The building’s history has included at least two tragic events. A courthouse janitor was found dead in the attic in 1925 after apparently falling from a ladder to the dome. An elected official fatally shot himself in his vault in 1929.
Fire threatened the structure a few times, causing minor damage. In June 1890, the dome was struck by lightning, starting a fire that “gained considerable headway” before being extinguished thanks to the help of some visiting firefighters. Lightning struck the dome several times, according to records, usually only damaging the slate roof or the flagpole. In 1939, just before the start of the county centennial parade, fire broke out in the sheriff’s office on the second floor when a short wave radio short-circuited; the only damage was to the radio. Parts of the courthouse sustained smoke and fire damage in 1968 when a blaze broke out inside the dome.

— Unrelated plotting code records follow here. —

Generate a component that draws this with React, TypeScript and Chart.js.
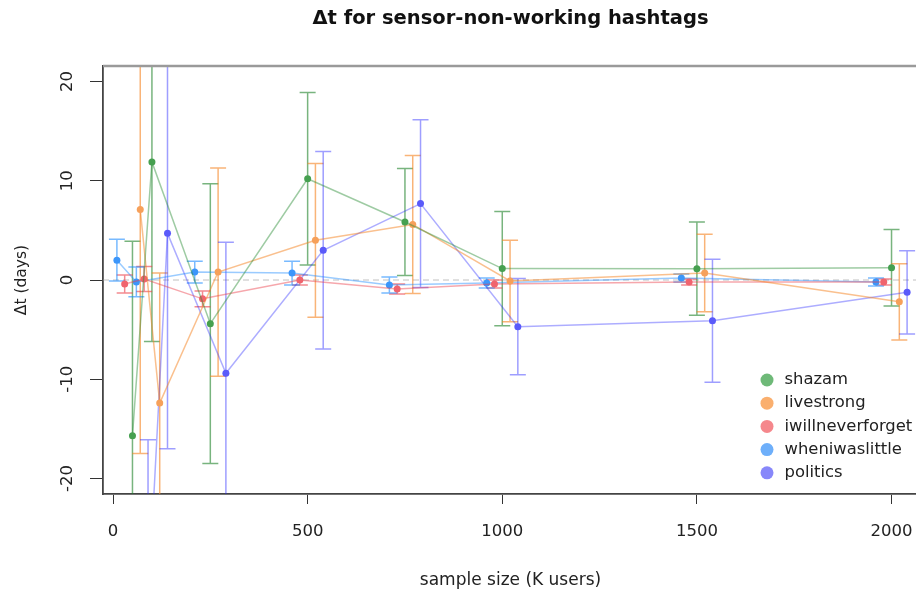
import { useEffect, useRef } from "react";
import { Chart, registerables } from "chart.js";

Chart.register(...registerables);

// ---- data ----
const seriesNames = ["shazam", "livestrong", "iwillneverforget", "wheniwaslittle", "politics"];

const shazamX = [50, 100, 250, 500, 750, 1000, 1500, 2000];
const shazamY = [-15.7, 11.9, -4.4, 10.2, 5.85, 1.15, 1.14, 1.24];
const shazamErr = [19.6, 18.1, 14.1, 8.7, 5.4, 5.75, 4.7, 3.85];

const livestrongX = [70, 120, 270, 520, 770, 1020, 1520, 2020];
const livestrongY = [7.1, -12.4, 0.8, 4.0, 5.6, -0.1, 0.7, -2.2];
const livestrongErr = [24.6, 13.1, 10.5, 7.75, 6.95, 4.1, 3.9, 3.85];

const iwillneverforgetX = [30, 80, 230, 480, 730, 980, 1480, 1980];
const iwillneverforgetY = [-0.4, 0.1, -1.9, 0.0, -0.9, -0.4, -0.2, -0.2];
const iwillneverforgetErr = [0.9, 1.25, 0.8, 0.5, 0.5, 0.4, 0.3, 0.3];

const wheniwaslittleX = [10, 60, 210, 460, 710, 960, 1460, 1960];
const wheniwaslittleY = [2.0, -0.2, 0.8, 0.7, -0.5, -0.3, 0.2, -0.2];
const wheniwaslittleErr = [2.1, 1.5, 1.1, 1.2, 0.8, 0.5, 0.4, 0.4];

const politicsX = [90, 140, 290, 540, 790, 1040, 1540, 2040];
const politicsY = [-33.0, 4.7, -9.4, 3.0, 7.7, -4.7, -4.1, -1.24];
const politicsErr = [16.9, 21.7, 13.2, 9.95, 8.45, 4.85, 6.2, 4.2];

const xTicks = [0, 500, 1000, 1500, 2000];
const yTicks = [-20, -10, 0, 10, 20];

const titleText = "Δt for sensor-non-working hashtags";
const xTitle = "sample size (K users)";
const yTitle = "Δt (days)";

// ---- styles ----
const FONT = "DejaVu Sans";
const lineColors = [
  "rgba(40,140,50,0.45)",
  "rgba(245,130,30,0.5)",
  "rgba(235,60,70,0.45)",
  "rgba(30,140,255,0.45)",
  "rgba(40,40,255,0.38)",
];
const barColors = [
  "rgba(30,130,40,0.6)",
  "rgba(245,130,30,0.6)",
  "rgba(235,60,70,0.6)",
  "rgba(30,140,255,0.6)",
  "rgba(40,40,255,0.45)",
];
const dotColors = [
  "rgb(70,160,80)",
  "rgb(246,160,90)",
  "rgb(240,100,110)",
  "rgb(60,150,250)",
  "rgb(90,90,250)",
];
const legendColors = [
  "rgb(110,185,120)",
  "rgb(250,175,110)",
  "rgb(245,135,140)",
  "rgb(110,175,250)",
  "rgb(135,135,250)",
];

const seriesX = [shazamX, livestrongX, iwillneverforgetX, wheniwaslittleX, politicsX];
const seriesY = [shazamY, livestrongY, iwillneverforgetY, wheniwaslittleY, politicsY];
const seriesErr = [shazamErr, livestrongErr, iwillneverforgetErr, wheniwaslittleErr, politicsErr];

const errorBarPlugin = {
  id: "errorBars",
  beforeDatasetsDraw(chart: any) {
    const { ctx, chartArea, scales } = chart;
    const xs = scales.x;
    const ys = scales.y;
    ctx.save();
    ctx.beginPath();
    ctx.rect(chartArea.left, chartArea.top, chartArea.right - chartArea.left, chartArea.bottom - chartArea.top);
    ctx.clip();
    // dashed zero line
    ctx.strokeStyle = "rgba(150,150,150,0.6)";
    ctx.lineWidth = 1;
    ctx.setLineDash([6, 4]);
    const y0 = ys.getPixelForValue(0);
    ctx.beginPath();
    ctx.moveTo(chartArea.left, y0);
    ctx.lineTo(chartArea.right, y0);
    ctx.stroke();
    ctx.setLineDash([]);
    const cap = 8;
    seriesX.forEach((xsArr, s) => {
      ctx.strokeStyle = barColors[s];
      ctx.lineWidth = 1.5;
      ctx.beginPath();
      xsArr.forEach((xv, i) => {
        const px = xs.getPixelForValue(xv);
        const top = ys.getPixelForValue(seriesY[s][i] + seriesErr[s][i]);
        const bot = ys.getPixelForValue(seriesY[s][i] - seriesErr[s][i]);
        ctx.moveTo(px, top);
        ctx.lineTo(px, bot);
        ctx.moveTo(px - cap, top);
        ctx.lineTo(px + cap, top);
        ctx.moveTo(px - cap, bot);
        ctx.lineTo(px + cap, bot);
      });
      ctx.stroke();
    });
    ctx.restore();
  },
  afterDraw(chart: any) {
    const { ctx, chartArea } = chart;
    ctx.save();
    // top border (gray)
    ctx.strokeStyle = "#9a9a9a";
    ctx.lineWidth = 2.5;
    ctx.beginPath();
    ctx.moveTo(chartArea.left, chartArea.top);
    ctx.lineTo(chartArea.right, chartArea.top);
    ctx.stroke();
    // legend
    const lx = chartArea.right - 151;
    const ly = chartArea.bottom - 114;
    ctx.font = `16.4px "${FONT}"`;
    ctx.textBaseline = "middle";
    ctx.textAlign = "left";
    seriesNames.forEach((name, i) => {
      const cy = ly + i * 23.2;
      ctx.fillStyle = legendColors[i];
      ctx.beginPath();
      ctx.arc(lx, cy, 6.5, 0, Math.PI * 2);
      ctx.fill();
      ctx.fillStyle = "#222";
      ctx.fillText(name, lx + 17.5, cy);
    });
    ctx.restore();
  },
};

export default function App() {
  const ref = useRef<HTMLCanvasElement | null>(null);
  useEffect(() => {
    if (!ref.current) return;
    const datasets = seriesNames.map((name, s) => ({
      label: name,
      data: seriesX[s].map((x, i) => ({ x, y: seriesY[s][i] })),
      borderColor: lineColors[s],
      borderWidth: 1.5,
      pointRadius: 3.5,
      pointBackgroundColor: dotColors[s],
      pointBorderWidth: 0,
      showLine: true,
      tension: 0,
    }));
    const chart = new Chart(ref.current, {
      type: "line",
      data: { datasets },
      plugins: [errorBarPlugin],
      options: {
        responsive: false,
        animation: false,
        devicePixelRatio: 1,
        layout: { padding: 0 },
        font: { family: FONT },
        plugins: {
          legend: { display: false },
          tooltip: { enabled: false },
          title: {
            display: true,
            text: titleText,
            fullSize: false,
            color: "#111",
            font: { family: FONT, size: 19.5, weight: "bold" },
            padding: { top: 7, bottom: 35.6 },
          },
        },
        scales: {
          x: {
            type: "linear",
            position: "bottom",
            min: -25.7,
            max: 2068,
            afterBuildTicks: (sc: any) => {
              sc.ticks = xTicks.map((v) => ({ value: v }));
            },
            afterFit: (sc: any) => {
              sc.paddingLeft = 0;
              sc.paddingRight = 0;
            },
            ticks: {
              color: "#222",
              font: { family: FONT, size: 16.5 },
              padding: 17.5,
              maxRotation: 0,
              autoSkip: false,
              callback: (v: any) => String(v),
            },
            grid: {
              display: true,
              drawOnChartArea: false,
              drawTicks: true,
              tickLength: 10,
              tickColor: "#333",
              tickWidth: 1,
            },
            border: { display: true, color: "#444", width: 1.8 },
            title: {
              display: true,
              text: xTitle,
              color: "#222",
              font: { family: FONT, size: 17 },
              padding: { top: 11.5, bottom: 1.3 },
            },
          },
          y: {
            type: "linear",
            position: "left",
            min: -21.57,
            max: 21.57,
            afterBuildTicks: (sc: any) => {
              sc.ticks = yTicks.map((v) => ({ value: v }));
            },
            afterFit: (sc: any) => {
              sc.paddingTop = 0;
              sc.paddingBottom = 0;
            },
            ticks: {
              color: "#222",
              font: { family: FONT, size: 16.5 },
              padding: 8.8,
              minRotation: 90,
              maxRotation: 90,
              crossAlign: "center",
              autoSkip: false,
              callback: (v: any) => String(v),
            },
            grid: {
              display: true,
              drawOnChartArea: false,
              drawTicks: true,
              tickLength: 13,
              tickColor: "#333",
              tickWidth: 1,
            },
            border: { display: true, color: "#444", width: 1.8 },
            title: {
              display: true,
              text: yTitle,
              color: "#222",
              font: { family: FONT, size: 15.5 },
              padding: { top: 12.4, bottom: 21.6 },
            },
          },
        },
      } as any,
    });
    return () => chart.destroy();
  }, []);
  return (
    <div
      style={{
        position: "absolute",
        left: 0,
        top: 0,
        width: 916,
        height: 592,
        overflow: "hidden",
        background: "#fff",
      }}
    >
      <canvas ref={ref} width={922} height={592} style={{ display: "block" }} />
    </div>
  );
}
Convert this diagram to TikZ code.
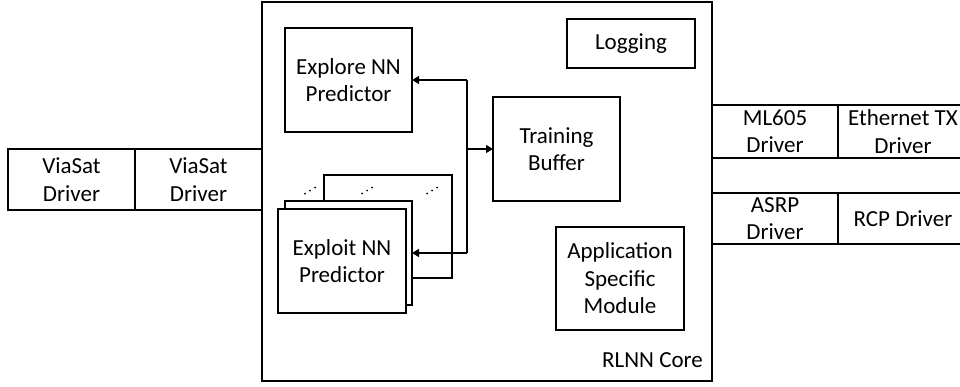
\documentclass[tikz,border=0pt]{standalone}
\usepackage{fontspec}
\setmainfont{Carlito}
\usetikzlibrary{arrows.meta}
\begin{document}
\begin{tikzpicture}[x=1pt,y=-1pt,
  lw/.style={line width=1.2pt},
  box/.style={draw, lw, fill=white, inner sep=0pt, outer sep=0pt, align=center,
    font=\fontsize{23}{27.5}\selectfont},
  arr/.style={lw, -{Triangle[length=7pt,width=8pt]}},
  dotc/.style={fill=black}]
\useasboundingbox (0,0) rectangle (960,386);
\begin{scope}
\clip (0,0) rectangle (960,386);
% core
\node[box, minimum width=450pt, minimum height=379pt] (core) at (487,191.5) {};
\node[anchor=base east, inner sep=0pt, font=\fontsize{23}{27.5}\selectfont] (corelbl) at (703,367) {RLNN Core};
% left drivers
\node[box, minimum width=127pt, minimum height=61pt] (via1) at (71.5,179.5) {ViaSat\\Driver};
\node[box, minimum width=127pt, minimum height=61pt] (via2) at (198.5,179.5) {ViaSat\\Driver};
% right drivers
\node[box, minimum width=126pt, minimum height=53pt] (ml) at (775,131.5) {ML605\\Driver};
\node[box, minimum width=130pt, minimum height=53pt] (eth) at (903,131.5) {Ethernet TX\\Driver};
\node[box, minimum width=126pt, minimum height=51pt] (asrp) at (775,218.5) {ASRP\\Driver};
\node[box, minimum width=130pt, minimum height=51pt] (rcp) at (903,218.5) {RCP Driver};
% inner modules
\node[box, minimum width=127pt, minimum height=104pt] (explore) at (348.5,80) {Explore NN\\Predictor};
\node[box, minimum width=127pt, minimum height=104pt] (train) at (556.5,149) {Training\\Buffer};
\node[box, minimum width=128pt, minimum height=49pt] (log) at (631,43.5) {Logging};
\node[box, minimum width=128pt, minimum height=103pt] (app) at (620,278.5) {Application\\Specific\\Module};
% exploit stack
\node[box, minimum width=128pt, minimum height=103pt] (exback) at (388,226.5) {};
\node[box, minimum width=127pt, minimum height=104pt] (exmid) at (348.5,253) {};
\node[box, minimum width=128pt, minimum height=104pt] (exfront) at (342,261) {Exploit NN\\Predictor};
% dots
\foreach \x in {305,362,427}{
  \fill[dotc] (\x,193.5) circle (1pt);
  \fill[dotc] (\x+5,190.5) circle (1pt);
  \fill[dotc] (\x+10,187.5) circle (1pt);
}
% connectors
\coordinate (jx) at (467,0);
\draw[lw] (explore.east -| jx) -- (exmid.east -| jx);
\draw[arr] (explore.east -| jx) -- (explore.east);
\draw[arr] (train.west -| jx) -- (train.west);
\draw[arr] (exmid.east -| jx) -- (exmid.east);
\end{scope}
\end{tikzpicture}
\end{document}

A two-day celebration was held in June 1986 for the courthouse’s 100th birthday. Events included a parade, craft demonstrations, bands and entertainment, exhibits of antique vehicles and machinery and dedication of a new bandstand. The original cornerstone was opened and its contents were displayed for the public.
This year, another chapter is being added as 20 new display boards, featuring photographs covering Paulding County’s 200-year history, will be unveiled to the public starting at 7 p.m. The photo collages will be a permanent addition to the courthouse.